Hay líneas que no queremos decir, por miedo, a que pasen.
Líneas que deseamos que no hubieran salido de la boca de alguien. O de la nuestra.
Palabras que juntas forman un huracán destructible. Un desastre bonito. Para algunos.
Existen palabras que se te agarran a la garganta y no quieren salir. Porque saben que haran daño.
Se han memorizado de sobras su preinscripción de un medicamento desaconsejable.
Y aunque eres consciente.
Las sueltas. Sueltas esas líneas como si dejarás libre a la paloma de la paz. Solo que trae un mensaje de guerra.
Y me pregunto durante cuanto tiempo lo estuviste pensando. Des de cuando tenías planeado semejante homicidio. Una escondida arma blanca.

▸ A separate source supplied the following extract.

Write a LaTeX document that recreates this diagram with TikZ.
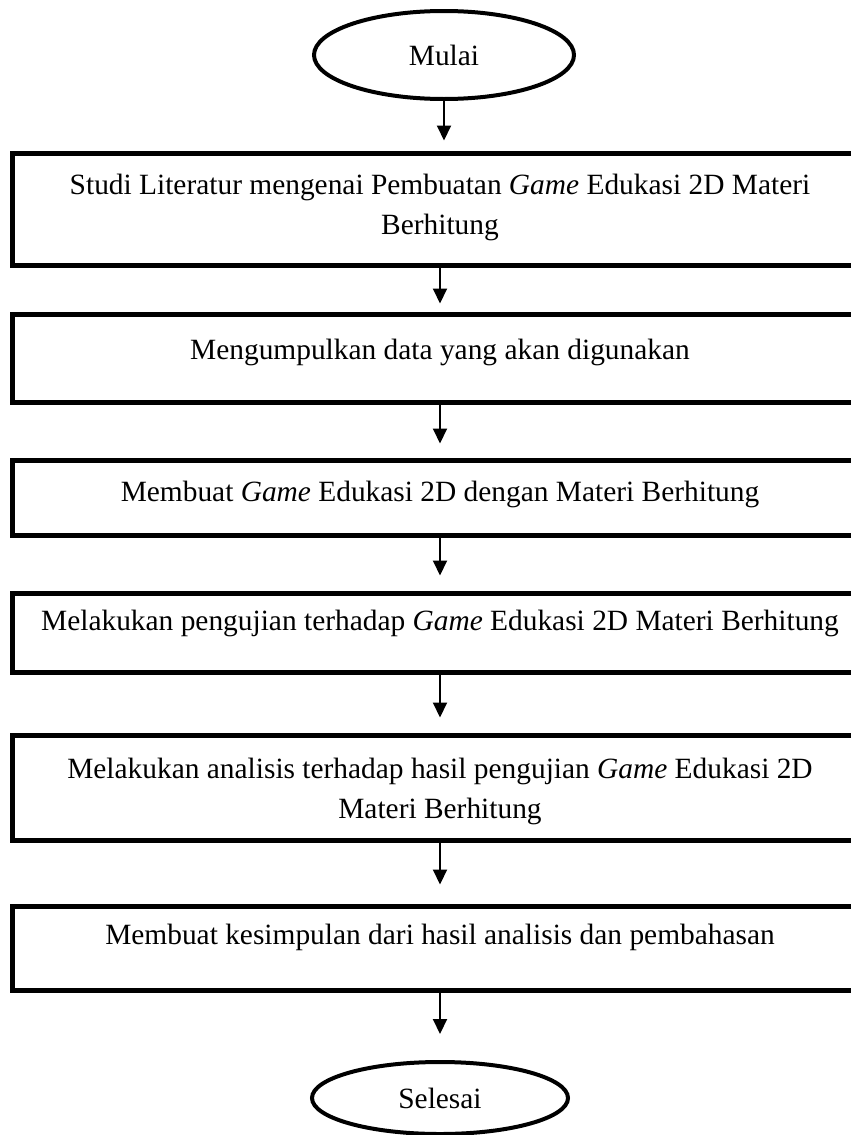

Hay líneas que no queremos decir, por miedo, a que acaben.
Con todo. De un soplo.
Y que ni la casa de ladrillos pueda aguantar. Quedar en pie.
Palabras que se usan para acabar un cuento. Una pausa entre escenas que no se retoma.
Así sin verlo. El actor se ha torcido el tobillo.
Baja el telón.
Aplausos.
La sonrisa del niño que se quedó encerrado en el ascensor.
Y que no gritó. Porque le pareció innecesario tener que hacerlo.
Líneas que te cortan el aire, en un segundo.
Líneas que cierran los ojos esperando al Coco.
Líneas que destrozan en dos mitades tu corazón. Y dejan una parte más grande.
Líneas que te empujan al vacío, de cabeza. Sin freno de mano.
Líneas que no querías decir.
Y supongo que fue por eso que apareció en mi puerta una carta vacía un día de verano. Una que dejaba escrito entre líneas lo que no querías decir. Entonces me pareció el día más frío del año.